Each of his plays includes a story about a king, a nobleman, and a working class individual.


Instruction/Dicussion: (25 minutes)

Tell students that the 38 Shakespeare plays are divided up into four categories—comedies, tragedies, histories, and problem plays. Draw four columns on the board with the categories at the top of each. Have students shout out any of Shakespeare’s plays they know and categorize them into the correct column as they say them.



Midsummer Night’s Dream Antony and Cleopatra King John Cymbeline
All’s Well That Ends Well Coriolanus Richard II Love’s Labour’s Lost
As You Like It Hamlet Henry IV Part 1 Measure for Measure
Comedy of Errors Julius Caesar Henry IV Part 2 Troilus and Cressida
Merchant of Venice King Lear Henry V Pericles
Merry Wives of Windsor Macbeth Henry VI Part 1 Winter’s Tale
Much Ado About Nothing Othello Henry VI Part 2 The Tempest
Taming of the Shrew Timon of Athens Henry VI Part 3 Two Noble Kinsmen
Two Gentlemen of Verona Romeo and Juliet Richard IIII
Twelfth Night Titus Andronicus Henry VIIII


What makes a comedy a comedy? A tragedy a tragedy?
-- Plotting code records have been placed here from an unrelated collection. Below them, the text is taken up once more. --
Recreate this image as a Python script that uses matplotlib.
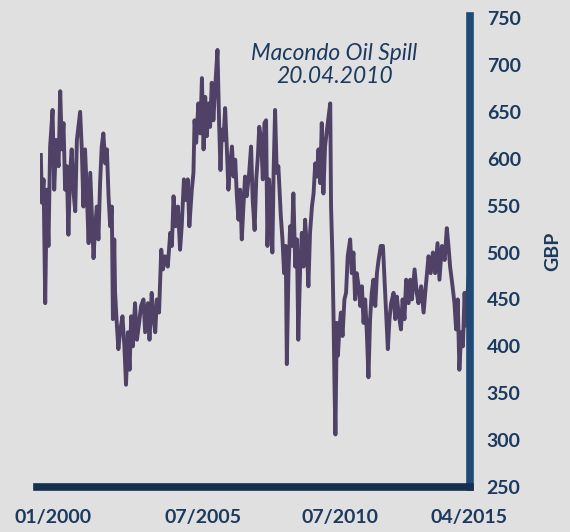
import numpy as np
import matplotlib.pyplot as plt

# price in GBP (dates as fractional years)
years = [1999.55, 1999.59, 1999.65, 1999.71, 1999.77, 1999.83, 1999.89, 1999.98, 2000.04, 2000.11,
         2000.20, 2000.26, 2000.32, 2000.38, 2000.44, 2000.50, 2000.56, 2000.62, 2000.68, 2000.75,
         2000.81, 2000.87, 2000.99, 2001.05, 2001.11, 2001.17, 2001.23, 2001.30, 2001.36, 2001.42,
         2001.48, 2001.54, 2001.60, 2001.66, 2001.72, 2001.78, 2001.84, 2001.91, 2001.97, 2002.03,
         2002.09, 2002.15, 2002.19, 2002.24, 2002.27, 2002.33, 2002.39, 2002.45, 2002.54, 2002.61,
         2002.67, 2002.74, 2002.80, 2002.86, 2002.92, 2003.00, 2003.07, 2003.15, 2003.22, 2003.31,
         2003.37, 2003.47, 2003.53, 2003.61, 2003.68, 2003.74, 2003.80, 2003.88, 2003.96, 2004.02,
         2004.10, 2004.20, 2004.29, 2004.35, 2004.41, 2004.49, 2004.57, 2004.65, 2004.71, 2004.79,
         2004.86, 2004.93, 2004.99, 2005.08, 2005.14, 2005.18, 2005.24, 2005.32, 2005.39, 2005.45,
         2005.51, 2005.57, 2005.63, 2005.69, 2005.75, 2005.81, 2005.87, 2005.93, 2006.02, 2006.08,
         2006.13, 2006.18, 2006.24, 2006.30, 2006.36, 2006.42, 2006.48, 2006.55, 2006.61, 2006.67,
         2006.73, 2006.79, 2006.85, 2006.91, 2006.97, 2007.03, 2007.09, 2007.18, 2007.25, 2007.31,
         2007.38, 2007.44, 2007.50, 2007.55, 2007.62, 2007.68, 2007.74, 2007.80, 2007.85, 2007.91,
         2007.97, 2008.03, 2008.08, 2008.13, 2008.19, 2008.25, 2008.34, 2008.40, 2008.46, 2008.52,
         2008.56, 2008.62, 2008.68, 2008.74, 2008.80, 2008.87, 2008.93, 2008.98, 2009.05, 2009.11,
         2009.17, 2009.23, 2009.29, 2009.35, 2009.41, 2009.48, 2009.54, 2009.60, 2009.66, 2009.72,
         2009.78, 2009.84, 2009.90, 2009.96, 2010.03, 2010.09, 2010.15, 2010.18, 2010.23, 2010.27,
         2010.31, 2010.34, 2010.39, 2010.43, 2010.48, 2010.54, 2010.60, 2010.67, 2010.73, 2010.79,
         2010.88, 2010.94, 2011.00, 2011.06, 2011.12, 2011.19, 2011.25, 2011.31, 2011.37, 2011.43,
         2011.49, 2011.55, 2011.61, 2011.67, 2011.73, 2011.80, 2011.86, 2011.92, 2012.00, 2012.08,
         2012.14, 2012.19, 2012.26, 2012.32, 2012.38, 2012.47, 2012.53, 2012.59, 2012.65, 2012.74,
         2012.80, 2012.87, 2012.93, 2013.02, 2013.08, 2013.14, 2013.24, 2013.32, 2013.38, 2013.48,
         2013.57, 2013.65, 2013.75, 2013.83, 2013.91, 2013.99, 2014.08, 2014.15, 2014.24, 2014.34,
         2014.42, 2014.48, 2014.54, 2014.63, 2014.70, 2014.76, 2014.82, 2014.88, 2014.95, 2015.01,
         2015.07, 2015.13, 2015.19, 2015.25]
price = [604, 553, 578, 446, 567, 507, 613, 652, 567, 620,
         592, 672, 610, 638, 567, 592, 519, 585, 610, 563,
         544, 620, 650, 610, 549, 610, 567, 510, 585, 539,
         494, 528, 549, 514, 574, 613, 627, 595, 610, 560,
         528, 549, 429, 514, 457, 425, 397, 415, 432, 400,
         359, 415, 375, 432, 400, 446, 407, 425, 443, 450,
         415, 446, 407, 457, 429, 415, 450, 436, 503, 482,
         496, 485, 521, 507, 560, 528, 549, 503, 528, 578,
         556, 578, 528, 567, 585, 641, 617, 659, 627, 686,
         610, 666, 624, 659, 634, 681, 641, 673, 716, 638,
         588, 631, 620, 654, 613, 567, 592, 613, 581, 599,
         560, 535, 567, 514, 549, 581, 560, 585, 613, 556,
         524, 578, 603, 634, 620, 578, 638, 641, 507, 578,
         549, 500, 592, 652, 585, 592, 539, 514, 478, 507,
         381, 478, 528, 507, 563, 485, 514, 407, 485, 521,
         485, 535, 507, 464, 521, 549, 563, 595, 581, 610,
         574, 638, 563, 613, 631, 645, 659, 549, 496, 432,
         351, 306, 425, 390, 415, 436, 411, 450, 457, 496,
         514, 478, 500, 450, 478, 464, 443, 464, 425, 450,
         415, 367, 429, 457, 471, 443, 478, 492, 507, 507,
         471, 443, 397, 429, 446, 457, 429, 453, 436, 418,
         450, 429, 471, 446, 471, 450, 482, 457, 446, 464,
         436, 464, 496, 478, 500, 478, 510, 471, 507, 492,
         526, 507, 485, 464, 446, 418, 450, 375, 415, 400,
         457, 422, 461, 485]

tick_pos = [2000.0, 2005.5, 2010.5, 2015.25]
tick_labels = ["01/2000", "07/2005", "07/2010", "04/2015"]
yticks = [250, 300, 350, 400, 450, 500, 550, 600, 650, 700, 750]

bg = "#e0e0e0"
navy = "#1b3a5e"

plt.rcParams['font.family'] = ['Lato', 'DejaVu Sans']

fig = plt.figure(figsize=(5.7, 5.32), dpi=100, facecolor=bg)
ax = fig.add_axes([0.0702, 0.0846, 0.7544, 0.885], facecolor=bg)

ax.plot(years, price, color="#4f4266", lw=2.8)

ax.set_xlim(1999.52, 2015.27)
ax.set_ylim(250, 752)

for s in ["top", "left"]:
    ax.spines[s].set_visible(False)
ax.spines["right"].set_color("#1f4a75")
ax.spines["right"].set_linewidth(5.5)
ax.spines["bottom"].set_color("#17304f")
ax.spines["bottom"].set_linewidth(5.5)
ax.spines["bottom"].set_bounds(1999.40, 2015.27)

ax.yaxis.tick_right()
ax.yaxis.set_label_position("right")
ax.set_yticks(yticks)
ax.set_xticks(tick_pos)
ax.set_xticklabels(tick_labels)
ax.tick_params(axis="y", length=0, pad=12, labelsize=14, labelcolor=navy)
ax.tick_params(axis="x", length=0, pad=16, labelsize=14, labelcolor=navy)
for lab in ax.get_xticklabels() + ax.get_yticklabels():
    lab.set_fontweight("bold")
ax.set_ylabel("GBP", fontsize=14, fontweight="bold", color=navy, labelpad=17)

ax.text(2010.3, 700, "Macondo Oil Spill\n20.04.2010", ha="center", va="center",
        fontsize=16.4, style="italic", color=navy, linespacing=1.1)

fig.savefig("out.png", dpi=100, facecolor=bg)
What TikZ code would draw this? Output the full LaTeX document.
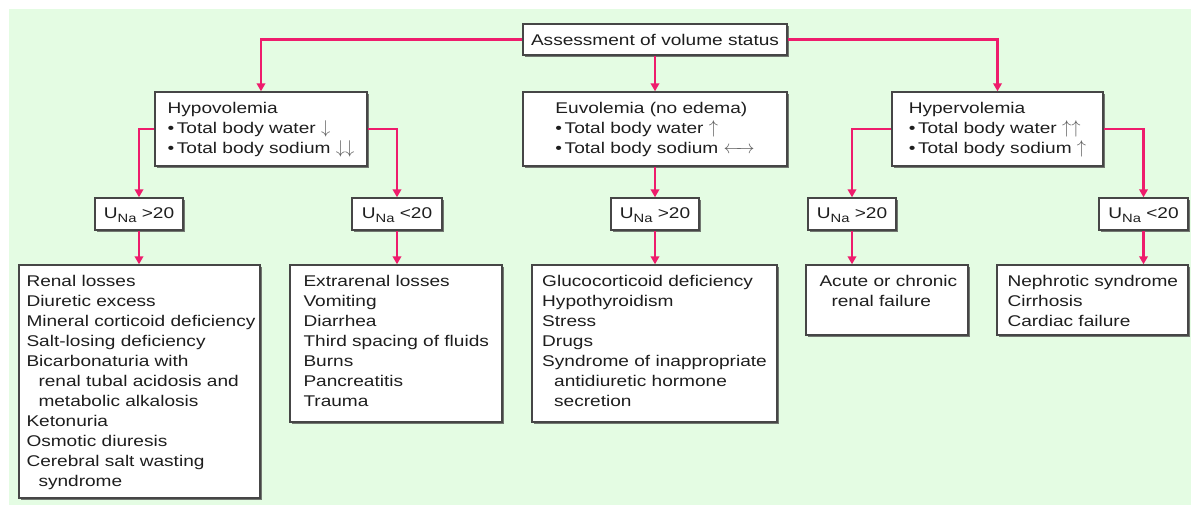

Signs of a comedy: Comedies are serious situations to the characters that appear funny to us. They always end happily and end in marriage; sometimes in double marriages. Comedies out of the four categories most showcase the idea that there are three storylines representing the three classes in society—lower, upper, and royalty—in each play.
Signs of a tragedy: Tragedies are serious situations with deadly endings. Normally all of the main characters die at the end. The tragic hero (main character who dies at the end) always has a tragic flaw—the one thing that ends up being their demise.
Signs of a history: History plays are really easy. It’s only a history play if the title of the play is a real king of Britain who once ruled the country. However, the title character is not always the main character—for instance, both Henry IV plays are focused more on Prince Hal than his father, and each of the Henry VI plays have a different main character, none of which are Henry VI. History plays are not historically accurate—Henry V is the most historically accurate from what we can see just because it’s based around so many prominent British battles. Interesting fact: Richard III is portrayed as evil and a humpback because Queen Elizabeth’s family deposed Richard’s family for the throne… so Shakespeare had to make him evil so it wouldn’t look like Elizabeth’s family was in the wrong. Also, they think they found his remains, it looks like he might actually have been a hunchback. Crazy!!! Follows a lot of political intrigue.
Signs of a problem play: Well that’s just the thing… problem plays cause problems when we try to put them into other categories—take Cymbeline for instance—it is about a British king, but he’s not a real king, so it’s not a history. It doesn’t end in a marriage, so it’s not a comedy, but only the bad guys die, so it’s not a tragedy. See the issue? There are elements of all the other categories in the plays, so we created a catch all category for the red-headed step children of OCD categorizers. There is also a lot of magic in problem plays. Pastoral settings—super mystical.


Instruction: (40 minutes)

For the remainder of class, read off all of the different characters available to students for their monologues. Each monologue is only 16 lines long to give extra time for students to focus on the different principles we will be discussing. The sooner you memorize, the better you will do on your final because you can focus on the principles instead of worrying about your words.


Students will be turning these scripts back in at the end of the unit with the different principles we discuss marked in the scripts.